Wow, solar is 11% cheaper than any fossil fuel alternative, and onshore wind 39% cheaper. Why would any dope ever look to fossil fuels again?
And here’s their key chart:
Incredible! Solar is under 5 cents per kWh, and onshore wind is even lower at 3.3 cents per kWh. And how much is in those numbers to account for the cost of either overbuilding or energy storage in order to make a system that works 24/7/365 without fossil fuel backup? The answer is, exactly nothing.
The fact is that building a wind/solar/storage electricity system without fossil fuel backup does not provide cheaper electricity than a predominantly fossil fuel system, but more expensive electricity. And the additional expense is not some small amount like 10 or 20 or 30 percent. It’s more like a multiple of 10 or 20. Nobody knows exactly how much, because there does not exist anywhere in the world a working demonstration project from which costs can be benchmarked and extrapolated. As you start to eliminate the fossil fuel backup from the system, far and away the predominant costs become the energy storage and/or overbuilding. The costs of the wind turbines and solar panels themselves become relatively insignificant. As noted, Germany has gotten to about 50% of its electricity generation from wind and solar, with so far about a 2 times overbuild of capacity, and almost no storage.

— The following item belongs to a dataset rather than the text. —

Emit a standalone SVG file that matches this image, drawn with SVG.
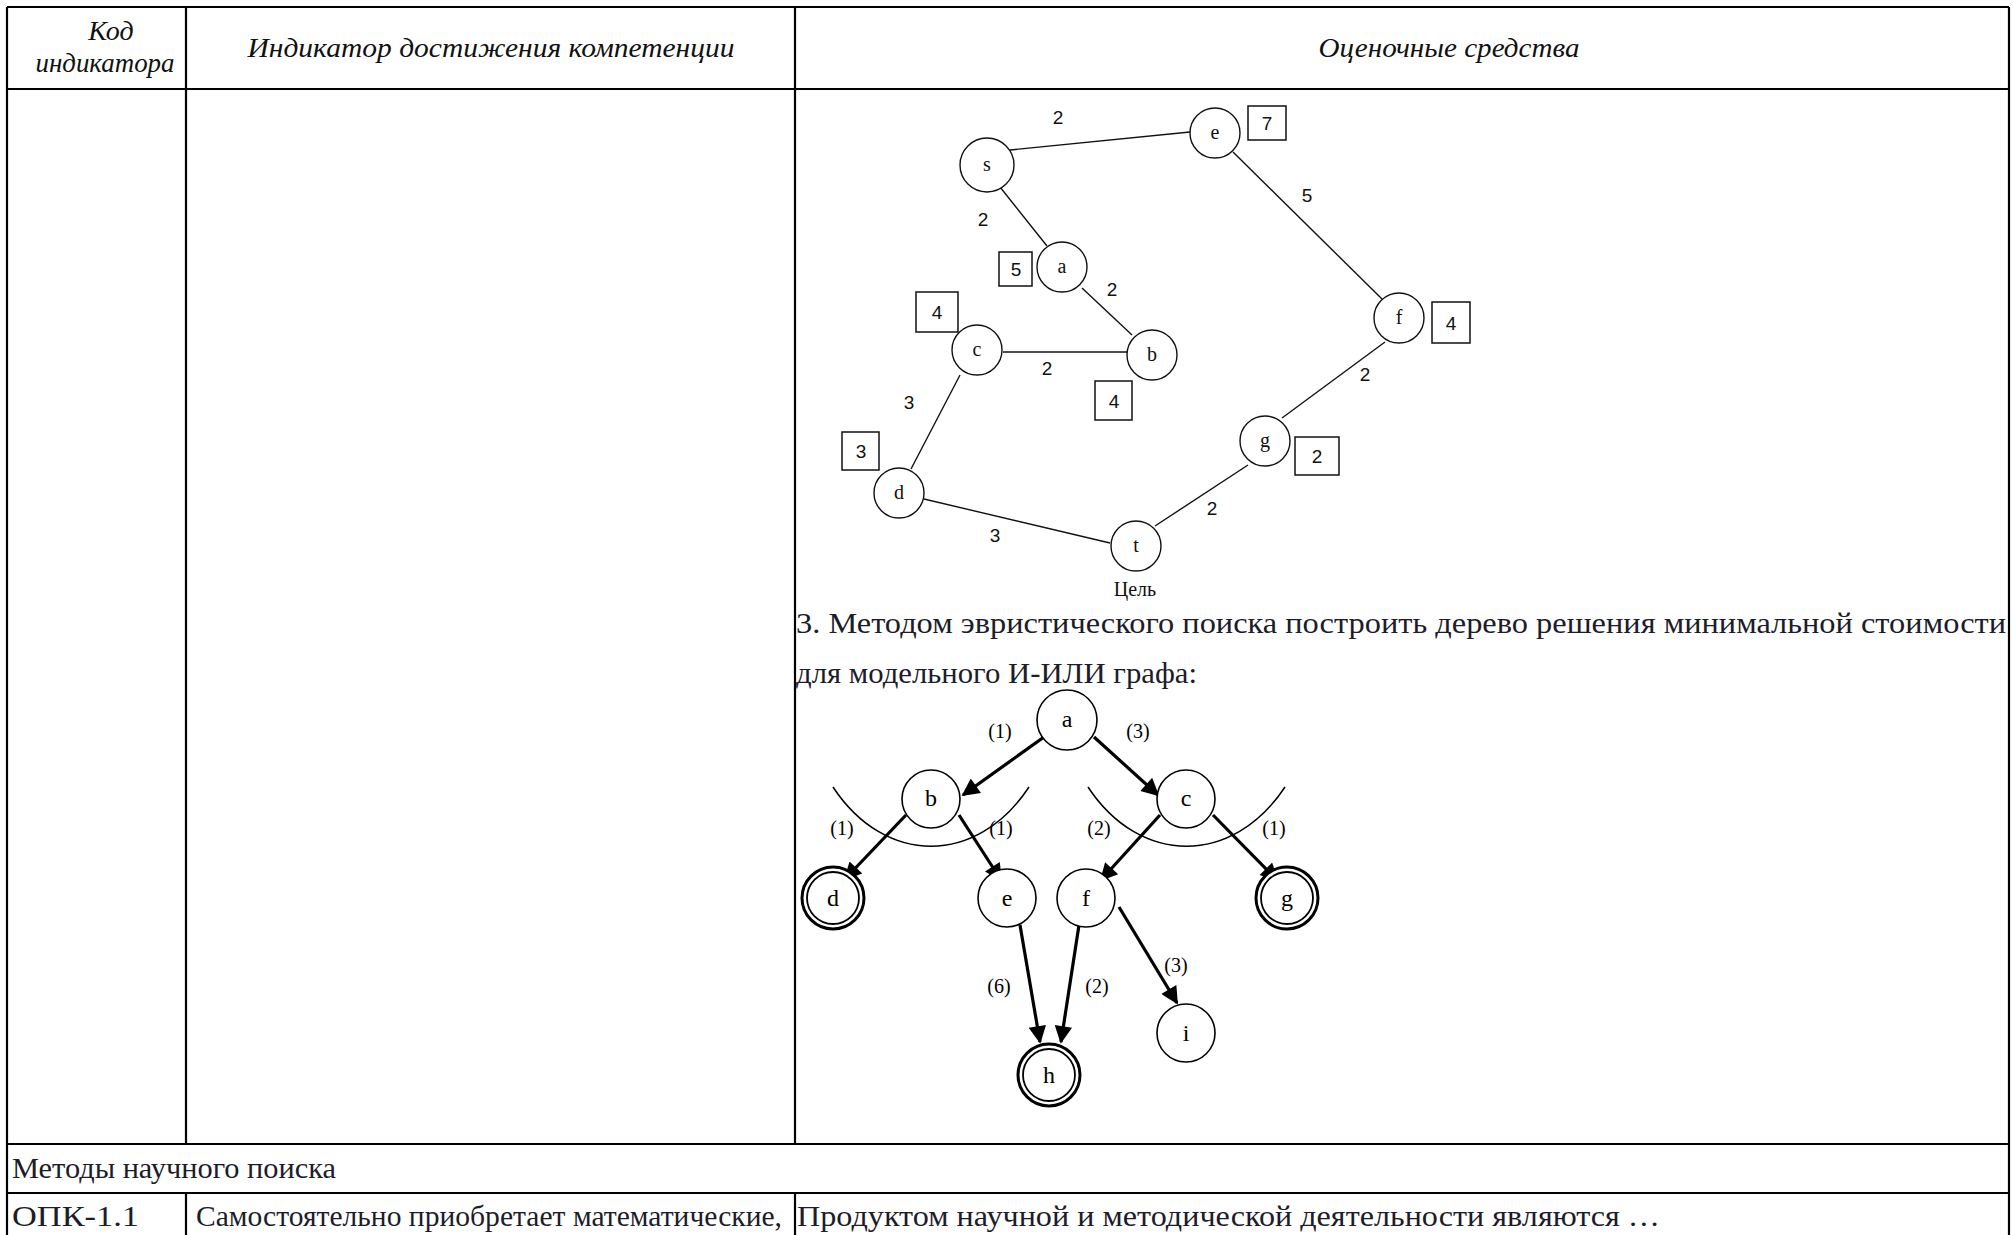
<svg xmlns="http://www.w3.org/2000/svg" width="2013" height="1235" viewBox="0 0 2013 1235">
<defs>
<style>
.grid{stroke:#000;stroke-width:2.2;fill:none}
.hdr{font-family:"Liberation Serif",serif;font-style:italic;font-size:28px;fill:#111;text-anchor:middle}
.body{font-family:"Liberation Serif",serif;font-size:29px;fill:#1c1c2a}
.e1{stroke:#111;stroke-width:1.4;fill:none}
.n1{stroke:#111;stroke-width:1.4;fill:#fff}
.bx{stroke:#111;stroke-width:1.5;fill:#fff}
.l1{font-family:"Liberation Serif",serif;font-size:20px;fill:#111;text-anchor:middle}
.d1{font-family:"Liberation Sans",sans-serif;font-size:19px;fill:#111;text-anchor:middle}
.n2{stroke:#000;stroke-width:1.6;fill:#fff}
.dbo{stroke:#000;stroke-width:3;fill:#fff}
.dbi{stroke:#000;stroke-width:1.8;fill:none}
.l2{font-family:"Liberation Serif",serif;font-size:24px;fill:#000;text-anchor:middle}
.w2{font-family:"Liberation Serif",serif;font-size:20px;fill:#000;text-anchor:middle}
.ar{stroke:#000;stroke-width:3.2;fill:none;marker-end:url(#ah)}
.arc{stroke:#000;stroke-width:1.5;fill:none}
</style>
<marker id="ah" viewBox="0 0 10 10" refX="9" refY="5" markerWidth="7" markerHeight="5.5" markerUnits="strokeWidth" orient="auto">
<path d="M0,0 L10,5 L0,10 z" fill="#000"/>
</marker>
</defs>
<rect x="0" y="0" width="2013" height="1235" fill="#fff"/>

<g id="table">
<line class="grid" x1="7" y1="7" x2="2009" y2="7"/>
<line class="grid" x1="7" y1="89" x2="2009" y2="89"/>
<line class="grid" x1="7" y1="1144" x2="2009" y2="1144"/>
<line class="grid" x1="7" y1="1193" x2="2009" y2="1193"/>
<line class="grid" x1="7" y1="7" x2="7" y2="1235"/>
<line class="grid" x1="2009" y1="7" x2="2009" y2="1235"/>
<line class="grid" x1="186" y1="7" x2="186" y2="1144"/>
<line class="grid" x1="795" y1="7" x2="795" y2="1144"/>
<line class="grid" x1="186" y1="1193" x2="186" y2="1235"/>
<line class="grid" x1="795" y1="1193" x2="795" y2="1235"/>
<text class="hdr" x="111" y="40">Код</text>
<text class="hdr" x="105" y="72" textLength="139" lengthAdjust="spacingAndGlyphs">индикатора</text>
<text class="hdr" x="491" y="57" textLength="487" lengthAdjust="spacingAndGlyphs">Индикатор достижения компетенции</text>
<text class="hdr" x="1449" y="57" textLength="261" lengthAdjust="spacingAndGlyphs">Оценочные средства</text>
<text class="body" x="12" y="1178" textLength="324" lengthAdjust="spacingAndGlyphs">Методы научного поиска</text>
<text class="body" x="12" y="1226" textLength="127" lengthAdjust="spacingAndGlyphs">ОПК-1.1</text>
<text class="body" x="196" y="1226" textLength="586" lengthAdjust="spacingAndGlyphs">Самостоятельно приобретает математические,</text>
<text class="body" x="797" y="1226" textLength="863" lengthAdjust="spacingAndGlyphs">Продуктом научной и методической деятельности являются …</text>
<text class="body" x="796" y="633" textLength="1210" lengthAdjust="spacingAndGlyphs">3. Методом эвристического поиска построить дерево решения минимальной стоимости</text>
<text class="body" x="796" y="683" textLength="401" lengthAdjust="spacingAndGlyphs">для модельного И-ИЛИ графа:</text>
</g>

<g id="graph1-edges">
<line class="e1" x1="1010" y1="150" x2="1190" y2="132"/>
<line class="e1" x1="1000" y1="187" x2="1047" y2="246"/>
<line class="e1" x1="1082" y1="288" x2="1132" y2="335"/>
<line class="e1" x1="1003" y1="352" x2="1127" y2="352"/>
<line class="e1" x1="960" y1="375" x2="911" y2="469"/>
<line class="e1" x1="924" y1="499" x2="1110" y2="543"/>
<line class="e1" x1="1233" y1="152" x2="1382" y2="299"/>
<line class="e1" x1="1385" y1="342" x2="1282" y2="418"/>
<line class="e1" x1="1248" y1="465" x2="1155" y2="526"/>
<text class="d1" x="1058" y="124">2</text>
<text class="d1" x="983" y="226">2</text>
<text class="d1" x="1112" y="296">2</text>
<text class="d1" x="1047" y="375">2</text>
<text class="d1" x="909" y="409">3</text>
<text class="d1" x="995" y="542">3</text>
<text class="d1" x="1307" y="202">5</text>
<text class="d1" x="1365" y="381">2</text>
<text class="d1" x="1212" y="515">2</text>
</g>

<g id="g1-s"><circle class="n1" cx="987" cy="165" r="27"/><text class="l1" x="987" y="171">s</text></g>
<g id="g1-e"><circle class="n1" cx="1215" cy="133" r="25"/><text class="l1" x="1215" y="139">e</text><rect class="bx" x="1248" y="106" width="38" height="34"/><text class="d1" x="1267" y="130">7</text></g>
<g id="g1-a"><circle class="n1" cx="1062" cy="267" r="25"/><text class="l1" x="1062" y="273">a</text><rect class="bx" x="999" y="252" width="33" height="34"/><text class="d1" x="1016" y="276">5</text></g>
<g id="g1-b"><circle class="n1" cx="1152" cy="355" r="25"/><text class="l1" x="1152" y="361">b</text><rect class="bx" x="1095" y="381" width="37" height="39"/><text class="d1" x="1114" y="408">4</text></g>
<g id="g1-c"><circle class="n1" cx="977" cy="350" r="25"/><text class="l1" x="977" y="356">c</text><rect class="bx" x="916" y="292" width="42" height="40"/><text class="d1" x="937" y="319">4</text></g>
<g id="g1-d"><circle class="n1" cx="899" cy="493" r="25"/><text class="l1" x="899" y="499">d</text><rect class="bx" x="842" y="432" width="37" height="38"/><text class="d1" x="861" y="458">3</text></g>
<g id="g1-t"><circle class="n1" cx="1136" cy="546" r="25"/><text class="l1" x="1136" y="552">t</text><text class="l1" x="1135" y="596">Цель</text></g>
<g id="g1-f"><circle class="n1" cx="1399" cy="318" r="25"/><text class="l1" x="1399" y="324">f</text><rect class="bx" x="1432" y="302" width="38" height="41"/><text class="d1" x="1451" y="330">4</text></g>
<g id="g1-g"><circle class="n1" cx="1265" cy="441" r="25"/><text class="l1" x="1265" y="447">g</text><rect class="bx" x="1295" y="437" width="44" height="38"/><text class="d1" x="1317" y="463">2</text></g>

<g id="graph2-connectors">
<path class="arc" d="M833,787 C885,866 977,866 1029,787"/>
<path class="arc" d="M1088,787 C1140,866 1233,866 1285,787"/>
<line class="ar" x1="1044" y1="737" x2="963" y2="795"/>
<line class="ar" x1="1094" y1="737" x2="1158" y2="795"/>
<line class="ar" x1="906" y1="815" x2="845" y2="879"/>
<line class="ar" x1="959" y1="815" x2="1001" y2="880"/>
<line class="ar" x1="1160" y1="815" x2="1101" y2="880"/>
<line class="ar" x1="1213" y1="815" x2="1277" y2="880"/>
<line class="ar" x1="1020" y1="925" x2="1040" y2="1042"/>
<line class="ar" x1="1079" y1="925" x2="1061" y2="1042"/>
<line class="ar" x1="1119" y1="907" x2="1177" y2="1003"/>
<text class="w2" x="1000" y="738">(1)</text>
<text class="w2" x="1138" y="738">(3)</text>
<text class="w2" x="842" y="835">(1)</text>
<text class="w2" x="1001" y="835">(1)</text>
<text class="w2" x="1099" y="835">(2)</text>
<text class="w2" x="1274" y="835">(1)</text>
<text class="w2" x="999" y="993">(6)</text>
<text class="w2" x="1097" y="993">(2)</text>
<text class="w2" x="1176" y="972">(3)</text>
</g>

<g id="g2-a"><circle class="n2" cx="1067" cy="720" r="30"/><text class="l2" x="1067" y="727">a</text></g>
<g id="g2-b"><circle class="n2" cx="931" cy="799" r="29"/><text class="l2" x="931" y="806">b</text></g>
<g id="g2-c"><circle class="n2" cx="1186" cy="799" r="29"/><text class="l2" x="1186" y="806">c</text></g>
<g id="g2-d"><circle class="dbo" cx="833" cy="898" r="31"/><circle class="dbi" cx="833" cy="898" r="26"/><text class="l2" x="833" y="906">d</text></g>
<g id="g2-e"><circle class="n2" cx="1007" cy="898" r="29"/><text class="l2" x="1007" y="906">e</text></g>
<g id="g2-f"><circle class="n2" cx="1086" cy="898" r="29"/><text class="l2" x="1086" y="906">f</text></g>
<g id="g2-g"><circle class="dbo" cx="1287" cy="898" r="31"/><circle class="dbi" cx="1287" cy="898" r="26"/><text class="l2" x="1287" y="906">g</text></g>
<g id="g2-h"><circle class="dbo" cx="1049" cy="1075" r="31"/><circle class="dbi" cx="1049" cy="1075" r="26"/><text class="l2" x="1049" y="1083">h</text></g>
<g id="g2-i"><circle class="n2" cx="1186" cy="1033" r="29"/><text class="l2" x="1186" y="1041">i</text></g>
</svg>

With the next round of overbuild of capacity, should they do it, they will be lucky to get to 60% of electricity from renewables; and each successive round of overbuild adds less useful electricity and more that must be discarded. Meanwhile, storage is ruinously expensive in quantities that are meaningful to keeping the lights on year round.
In the real world of investment decisions, the costs are becoming increasingly obvious. Greg Ip has a piece in today’s Wall Street Journal, headline “Why No One Wants to Pay for the Green Transition.” Excerpt:
Investors and consumers balk at costs of replacing fossil fuels with renewable energy, highlighting painful economics of climate mitigation. . . . In the past few years, Washington and Wall Street started fantasizing that the transition to net-zero carbon emissions could be an economic bonanza. . . . This year the fantasy ended. . . . [T]he economics of getting to net zero remain, fundamentally, dismal: Someone has to pay for it, and shareholders and consumers decided this year it wouldn’t be them.
Of course consumers are never voluntarily going to pay $2 for energy that can be had for $1. Nor are investors ever going to invest to provide consumers the $2 energy when the consumers can go elsewhere for $1. As it becomes obvious that the whole LCOE “wind and solar are cheaper” thing is a transparent lie, all private money will exit the energy transition. The only possible way to get this wind/solar system built is government subsidies. Gigantic, massive government subsidies on a scale far greater than anything ever seen in human history. It’s a very safe bet that it will never happen.